**PROVIDED RECORDS:**
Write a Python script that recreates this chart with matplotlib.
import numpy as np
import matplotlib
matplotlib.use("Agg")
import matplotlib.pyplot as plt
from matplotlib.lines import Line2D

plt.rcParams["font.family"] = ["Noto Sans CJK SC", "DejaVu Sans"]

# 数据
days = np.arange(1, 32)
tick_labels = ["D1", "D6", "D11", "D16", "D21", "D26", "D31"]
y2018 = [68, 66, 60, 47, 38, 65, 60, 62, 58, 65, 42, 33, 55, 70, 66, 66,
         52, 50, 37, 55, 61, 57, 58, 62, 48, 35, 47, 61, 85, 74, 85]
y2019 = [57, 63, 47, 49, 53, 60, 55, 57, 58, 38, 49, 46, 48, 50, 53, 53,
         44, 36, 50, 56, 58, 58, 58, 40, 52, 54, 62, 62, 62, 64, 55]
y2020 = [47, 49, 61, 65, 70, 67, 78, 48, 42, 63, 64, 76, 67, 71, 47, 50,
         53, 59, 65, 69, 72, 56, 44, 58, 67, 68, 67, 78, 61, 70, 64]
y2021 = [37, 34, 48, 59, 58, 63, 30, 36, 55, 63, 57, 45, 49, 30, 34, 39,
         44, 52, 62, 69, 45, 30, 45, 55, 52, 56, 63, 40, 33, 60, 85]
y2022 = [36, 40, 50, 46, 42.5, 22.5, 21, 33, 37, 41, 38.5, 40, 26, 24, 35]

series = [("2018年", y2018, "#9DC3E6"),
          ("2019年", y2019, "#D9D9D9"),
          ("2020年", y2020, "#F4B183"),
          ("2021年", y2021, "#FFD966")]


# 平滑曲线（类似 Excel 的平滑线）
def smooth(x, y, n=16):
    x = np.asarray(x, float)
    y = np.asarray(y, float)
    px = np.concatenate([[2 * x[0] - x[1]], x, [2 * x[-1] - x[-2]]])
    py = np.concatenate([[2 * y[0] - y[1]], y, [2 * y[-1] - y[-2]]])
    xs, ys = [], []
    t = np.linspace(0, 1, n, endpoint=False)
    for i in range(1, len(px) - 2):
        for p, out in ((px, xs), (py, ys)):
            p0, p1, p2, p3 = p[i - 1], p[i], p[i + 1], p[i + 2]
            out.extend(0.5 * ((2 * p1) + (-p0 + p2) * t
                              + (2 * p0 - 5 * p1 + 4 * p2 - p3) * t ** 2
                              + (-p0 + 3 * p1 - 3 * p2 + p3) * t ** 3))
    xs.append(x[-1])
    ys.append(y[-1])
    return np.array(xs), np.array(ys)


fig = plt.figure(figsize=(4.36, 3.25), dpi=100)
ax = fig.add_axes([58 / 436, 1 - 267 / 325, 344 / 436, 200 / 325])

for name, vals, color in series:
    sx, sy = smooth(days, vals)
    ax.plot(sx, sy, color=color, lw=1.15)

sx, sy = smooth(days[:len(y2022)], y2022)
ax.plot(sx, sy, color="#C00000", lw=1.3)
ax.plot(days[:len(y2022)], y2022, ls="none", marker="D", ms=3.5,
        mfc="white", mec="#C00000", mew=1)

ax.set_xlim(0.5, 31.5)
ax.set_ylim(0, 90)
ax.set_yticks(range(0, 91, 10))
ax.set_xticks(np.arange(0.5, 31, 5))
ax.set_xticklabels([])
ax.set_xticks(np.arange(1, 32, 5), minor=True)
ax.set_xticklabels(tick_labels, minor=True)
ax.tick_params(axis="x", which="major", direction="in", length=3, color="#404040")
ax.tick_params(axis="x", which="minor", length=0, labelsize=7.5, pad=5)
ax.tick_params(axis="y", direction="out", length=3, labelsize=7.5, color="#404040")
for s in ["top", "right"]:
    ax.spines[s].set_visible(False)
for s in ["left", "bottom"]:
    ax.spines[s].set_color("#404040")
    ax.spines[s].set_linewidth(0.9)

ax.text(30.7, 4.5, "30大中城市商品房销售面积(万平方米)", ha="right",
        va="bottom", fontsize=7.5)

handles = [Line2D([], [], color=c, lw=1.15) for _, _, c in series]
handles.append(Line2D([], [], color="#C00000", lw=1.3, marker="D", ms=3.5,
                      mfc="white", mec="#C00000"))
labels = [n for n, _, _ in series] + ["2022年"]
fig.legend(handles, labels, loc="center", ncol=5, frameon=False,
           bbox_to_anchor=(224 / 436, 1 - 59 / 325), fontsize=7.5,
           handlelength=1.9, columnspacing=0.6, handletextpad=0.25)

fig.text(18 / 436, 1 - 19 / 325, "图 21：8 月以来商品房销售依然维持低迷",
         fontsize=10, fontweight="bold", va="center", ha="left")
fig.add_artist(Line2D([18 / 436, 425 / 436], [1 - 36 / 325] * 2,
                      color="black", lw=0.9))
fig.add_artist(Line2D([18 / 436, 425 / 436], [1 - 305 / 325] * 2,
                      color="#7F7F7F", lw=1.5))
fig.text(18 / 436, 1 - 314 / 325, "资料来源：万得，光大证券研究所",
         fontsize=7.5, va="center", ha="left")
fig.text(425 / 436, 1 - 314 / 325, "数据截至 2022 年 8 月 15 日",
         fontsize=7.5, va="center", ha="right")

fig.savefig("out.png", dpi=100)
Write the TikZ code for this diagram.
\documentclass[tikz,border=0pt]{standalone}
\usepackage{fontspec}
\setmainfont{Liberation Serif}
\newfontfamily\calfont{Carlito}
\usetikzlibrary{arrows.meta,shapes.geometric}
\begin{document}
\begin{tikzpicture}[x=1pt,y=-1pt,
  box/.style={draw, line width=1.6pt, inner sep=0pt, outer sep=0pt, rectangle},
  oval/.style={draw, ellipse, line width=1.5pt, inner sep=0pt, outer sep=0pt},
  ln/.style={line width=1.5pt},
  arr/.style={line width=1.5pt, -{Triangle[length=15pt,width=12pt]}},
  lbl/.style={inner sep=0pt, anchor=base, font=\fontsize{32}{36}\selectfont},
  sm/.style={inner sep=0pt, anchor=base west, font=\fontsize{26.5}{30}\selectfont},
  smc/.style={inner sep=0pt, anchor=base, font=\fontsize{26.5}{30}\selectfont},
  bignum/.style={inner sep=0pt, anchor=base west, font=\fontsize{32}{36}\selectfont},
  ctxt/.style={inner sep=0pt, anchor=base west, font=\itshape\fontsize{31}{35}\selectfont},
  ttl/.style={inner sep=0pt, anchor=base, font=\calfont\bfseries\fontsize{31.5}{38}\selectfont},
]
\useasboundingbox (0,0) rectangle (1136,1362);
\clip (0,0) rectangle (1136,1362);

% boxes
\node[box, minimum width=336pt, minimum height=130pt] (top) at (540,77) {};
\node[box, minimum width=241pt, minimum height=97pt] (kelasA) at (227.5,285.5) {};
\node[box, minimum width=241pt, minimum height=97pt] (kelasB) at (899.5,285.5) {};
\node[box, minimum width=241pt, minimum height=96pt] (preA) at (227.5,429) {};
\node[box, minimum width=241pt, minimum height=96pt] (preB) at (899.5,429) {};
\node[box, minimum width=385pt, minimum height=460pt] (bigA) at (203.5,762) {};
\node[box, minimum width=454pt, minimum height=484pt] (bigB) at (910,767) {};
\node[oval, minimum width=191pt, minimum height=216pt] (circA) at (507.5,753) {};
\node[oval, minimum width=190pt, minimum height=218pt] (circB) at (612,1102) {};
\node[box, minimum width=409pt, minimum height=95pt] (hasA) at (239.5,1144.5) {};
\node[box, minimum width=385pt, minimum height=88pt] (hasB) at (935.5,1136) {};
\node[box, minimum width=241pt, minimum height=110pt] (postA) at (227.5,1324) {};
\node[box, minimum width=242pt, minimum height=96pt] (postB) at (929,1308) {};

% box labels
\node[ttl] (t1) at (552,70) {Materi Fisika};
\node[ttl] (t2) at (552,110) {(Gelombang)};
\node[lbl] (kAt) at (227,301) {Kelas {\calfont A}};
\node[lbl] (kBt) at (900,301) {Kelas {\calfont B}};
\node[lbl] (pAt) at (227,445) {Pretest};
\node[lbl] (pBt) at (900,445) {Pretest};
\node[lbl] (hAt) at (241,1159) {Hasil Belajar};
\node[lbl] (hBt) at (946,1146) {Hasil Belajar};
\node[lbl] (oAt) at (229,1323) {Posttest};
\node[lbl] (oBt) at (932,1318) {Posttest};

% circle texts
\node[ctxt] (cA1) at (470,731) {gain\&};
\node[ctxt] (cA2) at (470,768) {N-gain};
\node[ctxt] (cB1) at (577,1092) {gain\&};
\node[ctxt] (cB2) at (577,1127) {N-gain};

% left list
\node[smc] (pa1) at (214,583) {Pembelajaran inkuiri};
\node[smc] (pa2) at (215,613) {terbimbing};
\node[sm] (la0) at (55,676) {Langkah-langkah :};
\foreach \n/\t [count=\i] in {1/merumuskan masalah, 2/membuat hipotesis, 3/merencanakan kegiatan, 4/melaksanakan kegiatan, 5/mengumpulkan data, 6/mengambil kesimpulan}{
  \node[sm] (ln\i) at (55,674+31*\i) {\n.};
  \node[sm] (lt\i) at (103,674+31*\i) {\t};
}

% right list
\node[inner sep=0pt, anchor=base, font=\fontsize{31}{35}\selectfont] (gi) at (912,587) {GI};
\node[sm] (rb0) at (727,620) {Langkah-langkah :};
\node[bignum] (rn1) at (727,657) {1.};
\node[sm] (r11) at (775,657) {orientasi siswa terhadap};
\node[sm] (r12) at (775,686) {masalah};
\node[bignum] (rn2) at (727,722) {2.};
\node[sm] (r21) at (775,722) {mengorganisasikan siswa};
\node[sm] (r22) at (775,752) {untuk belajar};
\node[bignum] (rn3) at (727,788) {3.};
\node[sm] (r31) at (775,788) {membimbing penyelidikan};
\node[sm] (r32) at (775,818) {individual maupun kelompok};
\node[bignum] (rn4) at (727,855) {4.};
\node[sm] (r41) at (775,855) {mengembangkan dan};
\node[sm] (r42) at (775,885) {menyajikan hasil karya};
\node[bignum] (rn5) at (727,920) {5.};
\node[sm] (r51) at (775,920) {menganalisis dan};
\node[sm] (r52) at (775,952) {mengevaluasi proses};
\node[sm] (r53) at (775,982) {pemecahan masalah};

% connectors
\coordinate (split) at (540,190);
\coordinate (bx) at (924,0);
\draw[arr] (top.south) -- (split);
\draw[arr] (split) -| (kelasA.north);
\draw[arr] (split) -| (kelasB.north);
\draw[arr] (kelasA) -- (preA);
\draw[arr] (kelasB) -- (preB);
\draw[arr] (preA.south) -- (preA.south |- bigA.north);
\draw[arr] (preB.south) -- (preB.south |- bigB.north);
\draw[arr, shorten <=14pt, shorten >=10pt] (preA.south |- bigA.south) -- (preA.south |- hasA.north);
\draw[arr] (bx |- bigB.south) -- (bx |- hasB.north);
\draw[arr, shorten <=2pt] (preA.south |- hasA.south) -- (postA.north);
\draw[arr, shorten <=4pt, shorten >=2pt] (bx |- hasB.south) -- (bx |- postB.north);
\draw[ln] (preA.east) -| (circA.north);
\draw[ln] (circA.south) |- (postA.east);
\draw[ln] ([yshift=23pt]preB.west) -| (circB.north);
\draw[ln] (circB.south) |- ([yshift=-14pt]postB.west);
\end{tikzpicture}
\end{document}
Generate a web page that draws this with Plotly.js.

**PROBLEM:**
All lines holding the word "matplotlib" should be picked out and copied.

**SOLUTION:**
Write a Python script that recreates this chart with matplotlib.
import matplotlib
matplotlib.use("Agg")
import matplotlib.pyplot as plt
from matplotlib.lines import Line2D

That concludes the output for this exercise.